Osi Umenyiora Lights Up LeSean McCoy
Added on Jun 19, 2011 by Jack Thurman in
Even with the best case scenario of a quick resolution to the NFL’s labor dispute, pro football action is still a couple of months off. That hasn’t stopped Philadelphia Eagles’ running back LeSean McCoy and New York Giants’ defensive end Osi Umenyiora from engaging in a very entertaining name calling contest/feud. McCoy has accused Umenyiora of being ‘overrated’ and ‘soft’, and on Friday Osi unleashed a downright hilarious response.
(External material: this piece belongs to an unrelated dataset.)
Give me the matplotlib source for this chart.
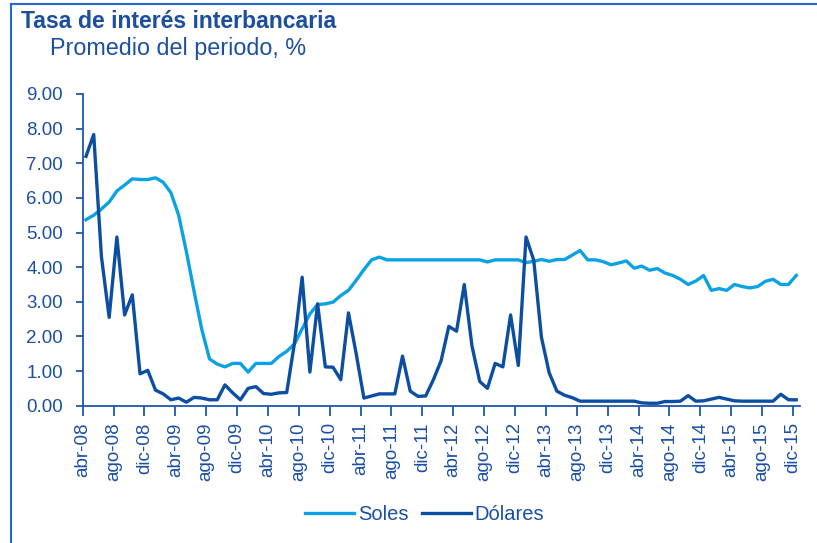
import numpy as np
import matplotlib
matplotlib.use("Agg")
import matplotlib.pyplot as plt
from matplotlib.lines import Line2D

plt.rcParams['font.family'] = ['Liberation Sans', 'DejaVu Sans']

# Monthly data, abr-08 .. dic-15
soles = [5.37, 5.50, 5.68, 5.88, 6.20, 6.37, 6.55, 6.53, 6.53, 6.58, 6.45, 6.15,
         5.50, 4.45, 3.30, 2.20, 1.35, 1.20, 1.12, 1.22, 1.22, 0.97, 1.22, 1.22,
         1.22, 1.42, 1.57, 1.78, 2.22, 2.65, 2.92, 2.94, 2.99, 3.18, 3.33, 3.62,
         3.93, 4.21, 4.29, 4.21, 4.21, 4.21, 4.21, 4.21, 4.21, 4.21, 4.21, 4.21,
         4.21, 4.21, 4.21, 4.21, 4.15, 4.21, 4.21, 4.21, 4.21, 4.13, 4.17, 4.22,
         4.17, 4.22, 4.22, 4.35, 4.48, 4.21, 4.21, 4.16, 4.07, 4.12, 4.18, 3.97,
         4.03, 3.91, 3.96, 3.83, 3.76, 3.65, 3.50, 3.60, 3.76, 3.33, 3.38, 3.33,
         3.50, 3.44, 3.40, 3.44, 3.59, 3.65, 3.50, 3.50, 3.76]

dolares = [7.20, 7.83, 4.30, 2.55, 4.87, 2.62, 3.20, 0.92, 1.02, 0.45, 0.34, 0.17,
           0.22, 0.10, 0.24, 0.22, 0.17, 0.17, 0.60, 0.37, 0.17, 0.50, 0.55, 0.35,
           0.33, 0.37, 0.38, 1.80, 3.71, 0.97, 2.94, 1.12, 1.11, 0.75, 2.68, 1.50,
           0.22, 0.28, 0.34, 0.34, 0.34, 1.43, 0.42, 0.27, 0.28, 0.75, 1.30, 2.29,
           2.15, 3.50, 1.72, 0.70, 0.50, 1.22, 1.12, 2.62, 1.16, 4.87, 4.20, 1.97,
           0.95, 0.42, 0.30, 0.23, 0.13, 0.13, 0.13, 0.13, 0.13, 0.13, 0.13, 0.13,
           0.08, 0.07, 0.07, 0.12, 0.12, 0.13, 0.29, 0.13, 0.14, 0.19, 0.24, 0.19,
           0.14, 0.13, 0.13, 0.13, 0.13, 0.13, 0.33, 0.17, 0.17]

tick_labels = ['abr-08', 'ago-08', 'dic-08', 'abr-09', 'ago-09', 'dic-09',
               'abr-10', 'ago-10', 'dic-10', 'abr-11', 'ago-11', 'dic-11',
               'abr-12', 'ago-12', 'dic-12', 'abr-13', 'ago-13', 'dic-13',
               'abr-14', 'ago-14', 'dic-14', 'abr-15', 'ago-15', 'dic-15']

c_soles = '#0BA2E4'
c_dol = '#0B4EA2'
c_axis = '#1F56AD'
c_text = '#1A4FA5'

x = np.arange(len(soles))

fig = plt.figure(figsize=(8.17, 5.43), dpi=100)
ax = fig.add_axes([0.1012, 0.2529, 0.8778, 0.5740])

ax.plot(x + 0.43, soles, color=c_soles, lw=2.4, label='Soles', solid_joinstyle='round')
ax.plot(x + 0.43, dolares, color=c_dol, lw=2.4, label='Dólares', solid_joinstyle='round')

ax.set_xlim(0, 92.9)
ax.set_ylim(0, 9)
ax.set_yticks(np.arange(0, 9.01, 1))
ax.set_yticklabels([f'{v:.2f}' for v in np.arange(0, 9.01, 1)])
ax.set_xticks(np.arange(0, len(soles), 4))
ax.set_xticklabels(tick_labels, rotation=90)

for s in ['top', 'right']:
    ax.spines[s].set_visible(False)
for s in ['left', 'bottom']:
    ax.spines[s].set_color(c_axis)
    ax.spines[s].set_linewidth(1.3)

ax.tick_params(axis='y', colors=c_axis, labelcolor=c_text, labelsize=13.5,
               length=5, width=1.3, pad=9)
ax.tick_params(axis='x', colors=c_axis, labelcolor=c_text, labelsize=13.5,
               length=7, width=1.3, pad=5)

fig.text(0.0253, 0.9484, 'Tasa de interés interbancaria', fontsize=16.6,
         fontweight='bold', color='#1C4E9F', va='baseline')
fig.text(0.0612, 0.8987, 'Promedio del periodo, %', fontsize=16.8,
         color=c_text, va='baseline')

fig.legend(loc='center', bbox_to_anchor=(0.52, 0.0516), ncol=2, frameon=False,
           fontsize=14.5, handlelength=2.4, handletextpad=0.2, columnspacing=0.7,
           labelcolor=c_text)

# frame around the chart (top and left edges visible)
fig.add_artist(Line2D([0.0131, 1.0], [0.9926, 0.9926], color='#2468D0', lw=1.5))
fig.add_artist(Line2D([0.0131, 0.0131], [0.0, 0.9926], color='#2468D0', lw=1.5))

fig.savefig('out.png', dpi=100)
On Thursday, McCoy dropped the aforementioned bombs on Twitter along with the assertion that Umenyiora is ‘the third best defensive lineman on the Giants’. Umenyiora cracked back, referring to McCoy as ‘she’, addressing him as ‘Lady Gaga’ and punctuating his rant by calling him a ‘nobody’. When contacted by the media to clarify his comments Umenyiora started in on McCoy anew:
“I refer to him as she because that is something that a woman would do. You can sit over there and be a Twitter gangster all you want to but on the football field is where you are supposed to address these types of things.”
Osi continued:
“I have always referred to him as that because he is woman. We have a lot of animosity toward each other personally and on the football field is where I thought it was left. But he has decided to take it off the football field and say some things that I just have no respect for.”
His vitriolic rant notwithstanding, Umenyiora ultimately concluded that McCoy’s insults didn’t bother him much since he considers him a ‘nobody’:
“Whenever a guy like an Andy Reid or a Michael Vick or a Jason Peters, whenever they come out and say some things like that, that might hurt me. But a guy like LeSean McCoy, he’s a nobody. He just needs to be quiet.”
Umenyiora has been busy this offseason–in addition to his ongoing feud with McCoy he’s filed a legal affidavit suggesting that New York Giants’ management havent’ been truthful in dealing with him. At the same time he claims there’s no ‘bad blood’ and he’s hoping to return to the team after the end of the lockout–assuming they give him a new contract.